It is worth pausing at this moment to say that I have no first-hand experience of sexual abuse within fashion. I would also like to state that throughout my 12 years as a model, I have been unbelievably privileged to work with such extraordinary people. They are funny, talented, exciting and cultured human beings. And I am very grateful, and very lucky.
But we have a problem: We operate within a culture that is too accepting of abuse, in all of its manifestations. This can be the ritual humiliation of models, belittling of assistants, power plays and screaming fits. We have come to see this as simply a part of the job. Although we may not all, as individuals, have actively contributed to this culture, every time we turn a blind eye, our silence perpetuates that culture. Our inaction makes us complicit.
So where are the origins of this problem? And how do we begin to tackle it?
First, there is no line between the personal and the professional. Work, to me, does not look like work: I undress in front of the people I work with, I travel with these people, I get drunk with them, they ask me who I’m shagging, we tell stories, we giggle, we gossip and we become part of “the gang.” It’s a school trip for all ages. When an industry becomes as informal as this, it becomes harder to define what is appropriate behavior for the workplace. Pranks, sexually explicit jokes, suggestive comments — these all slide under the radar in a “fun” and “creative” industry like fashion. Please note the irony of tone.
Second, fashion applauds diva behavior. The problem with fashion’s celebration of extreme behavior is that it becomes a game of one-upmanship, with no one ever calling out: “Too far!”
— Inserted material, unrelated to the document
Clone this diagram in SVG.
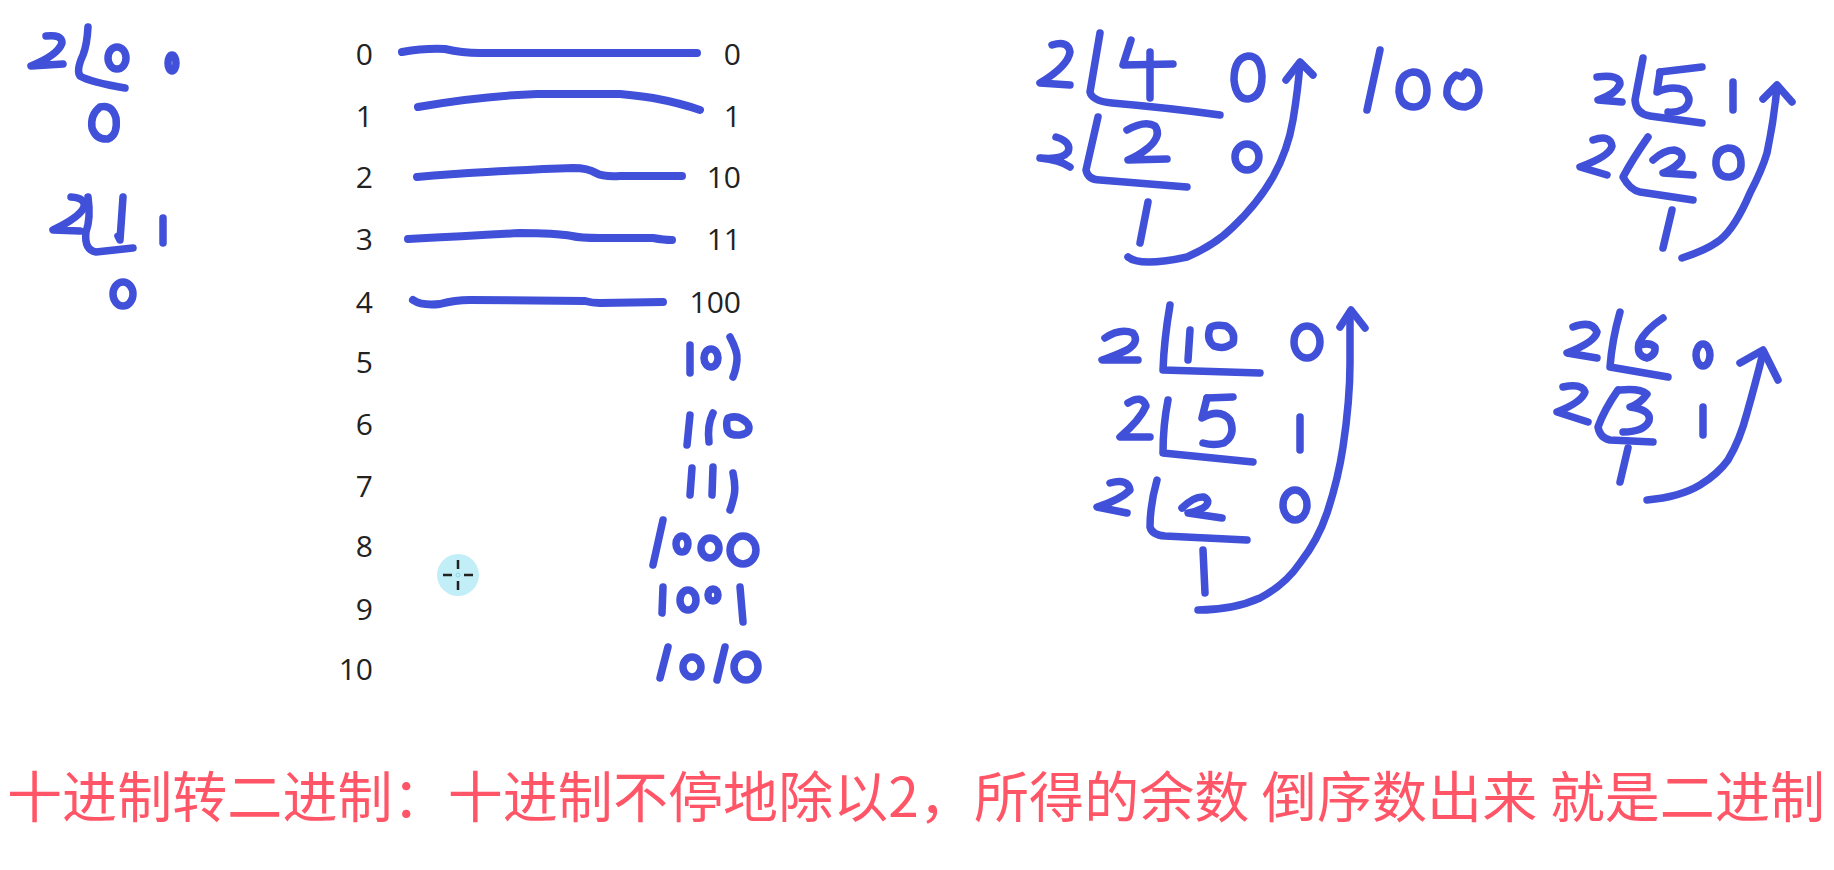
<svg xmlns="http://www.w3.org/2000/svg" width="1834" height="870" viewBox="0 0 1834 870">
<style>
.ink{fill:none;stroke:#4050D8;stroke-width:7.5;stroke-linecap:round;stroke-linejoin:round}
.thick{stroke-width:8}
.num{font-family:"Open Sans","Noto Sans",sans-serif;font-size:30px;fill:#222;text-anchor:end}
.cap{font-family:"Noto Sans CJK SC","Noto Sans",sans-serif;font-size:55px;fill:#FF5566}
</style>
<rect width="1834" height="870" fill="#fff"/>

<g id="left-work">
<path class="ink" d="M46,36 Q62,34 62,43 Q58,55 31,66 L63,64"/>
<path class="ink" d="M88,27 Q87,45 83,55 Q76,70 80,76 Q90,82 125,88"/>
<ellipse class="ink" cx="117" cy="58" rx="9" ry="11"/>
<ellipse class="ink" cx="172" cy="63" rx="4" ry="8"/>
<path class="ink" d="M100,107 Q90,115 92,128 Q96,140 108,139 Q118,135 116,118 Q112,104 100,107 Z"/>
<path class="ink" d="M71,197 Q86,198 84,207 Q80,217 53,230 L80,231"/>
<path class="ink" d="M88,197 Q91,218 86,232 Q84,250 96,252 L133,248"/>
<path class="ink" d="M123,197 L120,240 L118,236"/>
<path class="ink" d="M163,218 L163,243"/>
<ellipse class="ink" cx="123" cy="294" rx="10" ry="12"/>
</g>

<g id="table">
<text class="num" x="373" y="65">0</text>
<text class="num" x="373" y="127">1</text>
<text class="num" x="373" y="188">2</text>
<text class="num" x="373" y="250">3</text>
<text class="num" x="373" y="313">4</text>
<text class="num" x="373" y="373">5</text>
<text class="num" x="373" y="435">6</text>
<text class="num" x="373" y="497">7</text>
<text class="num" x="373" y="557">8</text>
<text class="num" x="373" y="620">9</text>
<text class="num" x="373" y="680">10</text>
<text class="num" x="741" y="65">0</text>
<text class="num" x="741" y="127">1</text>
<text class="num" x="741" y="188">10</text>
<text class="num" x="741" y="250">11</text>
<text class="num" x="741" y="313">100</text>
</g>

<g id="connectors">
<path class="ink thick" d="M402,52 Q425,48 445,49 Q462,53 480,53 L697,53"/>
<path class="ink thick" d="M418,107 Q480,96 537,94 L620,94 Q640,96 653,98 Q680,103 700,110"/>
<path class="ink thick" d="M417,177 Q450,174 487,172 Q540,169 573,168 Q588,168 596,173 Q603,177 620,176 L682,176"/>
<path class="ink thick" d="M408,239 Q470,236 520,233 Q555,233 572,236 Q580,238 600,238 L653,238 Q664,240 672,240"/>
<path class="ink thick" d="M413,300 Q422,306 440,304 Q455,300 470,300 L585,301 Q592,303 600,303 L663,302"/>
</g>

<g id="binary-5-10">
<path class="ink" d="M690,345 L690,373"/>
<ellipse class="ink" cx="711" cy="358" rx="7" ry="9"/>
<path class="ink" d="M730,337 Q738,352 737,360 Q736,370 733,377"/>
<path class="ink" d="M690,415 L687,445"/>
<path class="ink" d="M713,413 Q707,425 709,442"/>
<path class="ink" d="M728,418 Q740,414 748,424 Q752,433 740,435 Q728,436 727,428 Q726,421 728,418 Z"/>
<path class="ink" d="M692,468 L690,495"/>
<path class="ink" d="M713,467 L712,495"/>
<path class="ink" d="M733,473 Q736,487 734,496 Q732,505 730,510"/>
<path class="ink" d="M663,520 L653,565"/>
<ellipse class="ink" cx="682" cy="544" rx="6" ry="8"/>
<ellipse class="ink" cx="710" cy="548" rx="9" ry="10"/>
<ellipse class="ink" cx="743" cy="550" rx="13" ry="14"/>
<path class="ink" d="M663,587 L662,613"/>
<ellipse class="ink" cx="688" cy="600" rx="8" ry="10"/>
<ellipse class="ink" cx="713" cy="595" rx="5" ry="6"/>
<path class="ink" d="M740,587 L743,622"/>
<path class="ink" d="M668,647 L660,678"/>
<ellipse class="ink" cx="692" cy="667" rx="9" ry="10"/>
<path class="ink" d="M725,647 L717,680"/>
<ellipse class="ink" cx="746" cy="667" rx="12" ry="13"/>
</g>

<g id="division-4">
<path class="ink" d="M1052,45 Q1068,40 1070,52 Q1068,66 1040,83 L1070,85"/>
<path class="ink" d="M1100,33 L1090,92 Q1092,101 1112,103 Q1170,108 1220,115"/>
<path class="ink" d="M1131,40 L1123,65 L1173,64"/>
<path class="ink" d="M1150,52 L1150,98"/>
<path class="ink" d="M1248,56 Q1234,58 1234,80 Q1236,99 1248,99 Q1262,97 1262,76 Q1261,56 1248,56 Z"/>
<path class="ink" d="M1056,137 Q1072,142 1068,152 Q1062,160 1040,158 Q1060,160 1070,167"/>
<path class="ink" d="M1098,117 L1086,170 Q1088,180 1100,180 L1187,187"/>
<path class="ink" d="M1127,130 Q1145,120 1155,126 Q1162,136 1148,148 Q1138,156 1128,160 L1167,159"/>
<ellipse class="ink" cx="1247" cy="157" rx="12" ry="13"/>
<path class="ink" d="M1148,202 L1140,243"/>
<path class="ink" d="M1128,257 Q1140,267 1187,257 Q1215,245 1233,227 Q1258,203 1273,177 Q1288,150 1293,120 Q1298,90 1300,63"/>
<path class="ink" d="M1286,80 L1300,62 L1313,75"/>
<path class="ink" d="M1380,50 L1367,110"/>
<path class="ink" d="M1413,72 Q1399,74 1399,92 Q1401,107 1414,107 Q1427,106 1427,90 Q1426,72 1413,72 Z"/>
<path class="ink" d="M1456,75 Q1446,82 1447,95 Q1452,107 1465,107 Q1478,104 1479,90 Q1478,73 1466,72 L1462,77 Z"/>
</g>

<g id="division-5">
<path class="ink" d="M1597,77 Q1620,74 1620,84 Q1616,94 1598,100 L1622,102"/>
<path class="ink" d="M1643,58 L1635,100 Q1636,114 1650,116 L1702,123"/>
<path class="ink" d="M1660,72 L1702,67"/>
<path class="ink" d="M1660,72 L1657,92 Q1672,85 1684,90 Q1694,100 1684,109 Q1676,113 1668,112"/>
<path class="ink" d="M1733,82 L1733,110"/>
<path class="ink" d="M1593,140 Q1610,134 1612,146 Q1610,156 1580,167 L1607,175"/>
<path class="ink" d="M1648,137 Q1632,160 1623,177 Q1630,190 1640,192 L1693,200"/>
<path class="ink" d="M1653,160 Q1664,150 1674,150 Q1686,153 1680,162 Q1672,170 1663,173 L1693,175"/>
<path class="ink" d="M1728,148 Q1715,150 1716,165 Q1718,178 1730,177 Q1742,175 1741,162 Q1740,148 1728,148 Z"/>
<path class="ink" d="M1672,210 L1663,248"/>
<path class="ink" d="M1682,258 Q1707,250 1720,240 Q1735,228 1750,193 Q1762,170 1767,153 Q1774,120 1777,87"/>
<path class="ink" d="M1763,99 L1777,85 L1792,102"/>
</g>

<g id="division-10">
<path class="ink" d="M1105,338 Q1120,328 1133,333 Q1140,342 1127,350 Q1112,357 1102,360 L1138,360"/>
<path class="ink" d="M1170,305 Q1164,340 1163,370 L1260,373"/>
<path class="ink" d="M1190,330 L1188,360"/>
<path class="ink" d="M1210,328 Q1214,324 1226,326 Q1236,332 1233,343 Q1224,350 1214,346 Q1206,340 1210,328 Z"/>
<ellipse class="ink" cx="1307" cy="342" rx="13" ry="16"/>
<path class="ink" d="M1128,403 Q1142,394 1146,406 Q1140,420 1120,437 L1150,437"/>
<path class="ink" d="M1168,400 Q1163,425 1163,453 L1253,462"/>
<path class="ink" d="M1207,398 L1233,397"/>
<path class="ink" d="M1207,398 L1202,418 Q1220,408 1230,420 Q1236,435 1224,443 Q1214,446 1203,443"/>
<path class="ink" d="M1300,417 L1300,450"/>
<path class="ink" d="M1110,483 Q1128,478 1130,490 Q1120,500 1097,507 L1127,513"/>
<path class="ink" d="M1157,480 Q1150,505 1150,527 Q1152,535 1165,536 L1247,540"/>
<path class="ink" d="M1182,508 Q1194,496 1204,497 Q1212,502 1203,508 Q1195,512 1188,513 L1222,518"/>
<ellipse class="ink" cx="1295" cy="505" rx="12" ry="15"/>
<path class="ink" d="M1203,550 L1205,593"/>
<path class="ink" d="M1198,610 Q1233,610 1260,598 Q1285,585 1300,563 Q1318,540 1327,513 Q1338,480 1343,447 Q1350,400 1350,363 L1350,313"/>
<path class="ink" d="M1340,327 L1351,310 L1365,328"/>
</g>

<g id="division-6">
<path class="ink" d="M1573,327 Q1592,320 1597,332 Q1595,342 1567,353 L1597,358"/>
<path class="ink" d="M1620,312 Q1612,340 1610,367 L1668,377"/>
<path class="ink" d="M1663,318 Q1645,330 1639,343 Q1636,356 1647,358 Q1656,355 1655,347 Q1650,342 1640,345"/>
<ellipse class="ink" cx="1703" cy="355" rx="7" ry="11"/>
<path class="ink" d="M1563,387 Q1582,383 1585,392 Q1582,402 1557,412 L1588,422"/>
<path class="ink" d="M1618,390 Q1604,410 1598,427 Q1600,438 1610,440 L1653,442"/>
<path class="ink" d="M1620,390 Q1640,388 1647,394 Q1640,404 1630,407 Q1652,410 1649,421 Q1644,432 1623,432"/>
<path class="ink" d="M1703,407 L1703,435"/>
<path class="ink" d="M1628,448 L1620,482"/>
<path class="ink" d="M1647,500 Q1680,497 1700,485 Q1718,474 1728,460 Q1740,440 1747,413 Q1755,385 1763,353"/>
<path class="ink" d="M1740,363 L1763,350 L1778,380"/>
</g>

<g id="cursor">
<circle cx="458" cy="575" r="21" fill="#C2EEF8"/>
<path d="M458,560 V569 M458,581 V590 M443,575 H452 M464,575 H473" stroke="#222" stroke-width="2.5" fill="none"/>
<circle cx="458" cy="575" r="2" fill="none" stroke="#8fd8e8" stroke-width="1"/>
</g>

<g id="caption">
<text class="cap" x="7" y="817" textLength="1818" lengthAdjust="spacing">十进制转二进制：十进制不停地除以2，所得的余数 倒序数出来 就是二进制</text>
</g>
</svg>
Third, fashion hates boring or uncool people. But I think we have to reassess what exactly qualifies as “uncool.” Being 15 — or, actually, being any age — and not wanting to be topless, or strip naked in front of what are essentially your “work colleagues” is not prudish. Not wanting to make out with someone for a picture is not “being difficult.”
Finally, the fashion industry revolves around the artist-genius. As an artist-genius, you are allowed to behave in any way you see fit, and you inspire total fear and devotion from your followers. If you are creative, and if your work is good, you will be forgiven anything. You are given carte blanche to express that creativity, whatever your means of expression may be. And if that creativity only flows after midnight, and if it only responds to semi-nude young men or women, then so be it. You see where I’m going here? There need to be boundaries. There must be limits to the creative process, given the potential human cost. Fashion is great when it celebrates the people involved in the creative process, not when it destroys them. The work should not become more important than the people who are involved in it.
When models go on set, we enter into an unspoken contract. For that day, we surrender our bodies and our faces to the photographer, stylist, hairdresser and makeup artist. We relinquish ownership of ourselves. To state the obvious: We sell our desirability. That is the job description — be as desirable as possible. This doesn’t mean that, “we’re asking for it.” Our success and our financial security are dependent on those more powerful than us. The power imbalance is huge, and the duty of care to that model is even greater as a result.
So where do we go from here? A period of introspection and self-examination, perhaps. And then a series of conversations about what kind of working practices are acceptable. As a part of ongoing conversations at Condé Nast, stylist and editor Katie Grand has suggested that hours of work be limited to 12-hour days. Editorial concepts, including nudity, should be discussed prior to the shoot, so that models are not arriving on set to be surprised and pressured into a day spent naked. Why do we sanction models under 18? As James Scully put it, “No one at that age is equipped to handle any kind of abuse or advance. We cannot continue to [do] this kind of damage to the psyches of teenagers. And everyone from the agents who sign them to the people who book them must start to take responsibility for this.”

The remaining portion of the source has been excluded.